Eight days and 34 beautiful golden mahseer later – ten over 20lbs and the largest weighing 36lbs – the trip had already exceeded my wildest expectations. It was the last day and by then, in my opinion, we had paid our school fees. If we were going to catch a monster it was going to happen on that particular day. In the chopper we hopped from spot to spot looking for truly big fish. We fished a pool that revealed some giants only to hook and lose a smaller fish. We moved to the next spot to have the river blow out on us with not a fish in sight. The weather was closing in so we moved to a river closer to basecamp. I’d like to think that it was our inner Zen that played a part in what happened next.

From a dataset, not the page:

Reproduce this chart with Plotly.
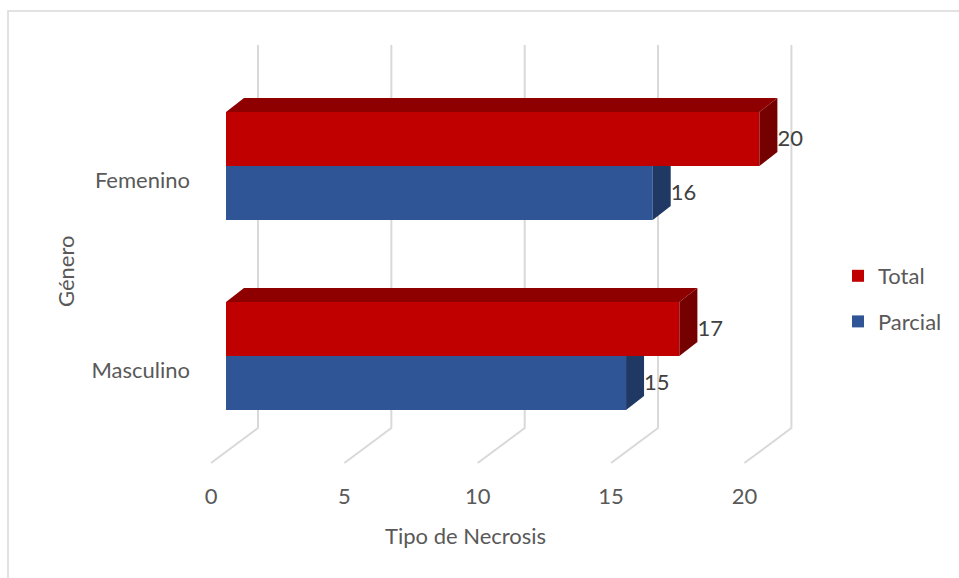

The cast went in and a small fish moved at the fly, spooking the school, yet surprisingly the big fish remained. Ilya made another cast trying to entice these fish. Two mammoth mahseer pushed each other to take the fly but both missed it. Ilya made a third cast into the dirtier water where the big fish had moved to and we watched in amazement as he was immediately hooked up to a freight train heading downstream towards a massive set of rapids. Ilya engaged mountain goat mode as he followed the fish hopping from boulder to boulder. The reel acted like a click and pawl reel, making a crazy noise with minimal drag even though it was on full. No stranger to big fish Ilya used his hands to hold tight and with the tackle creaking he managed to persuade the fish to pause at the top of the rapid. Holding on for minutes felt like hours, while the fish contemplated heading down into the huge rapid – a move that would most certainly end with Ilya being spooled in seconds. It made a move back down towards the rapid with Ilya locked and holding tight before unexpectedly the fish ran straight towards us into a back eddy, stopping a couple of metres away from us in the murky water. In disbelief I traded my camera for the net and had an immediate swipe at the fish as it rose in the water column for a second. I’m not sure who was more surprized, us or the fish, as with only a third of the fish in the net, we gasped at its size. With two more lifts of the net I managed to get this incredibly beautiful monster fully surrounded. On my first judgement I thought it would weight way over 60lbs as it was huge. An Atlantic salmon or taimen of these proportions would weight in excess of 70lbs. After carefully placing it in a weigh sling and weighing it with two different scales it weighed in at 55lbs plus-minus one pound, making it the biggest golden mahseer ever caught on fly in Bhutan and possibly in the world. What an end to a trip of mammoth proportions as that cast would be the last cast of the trip.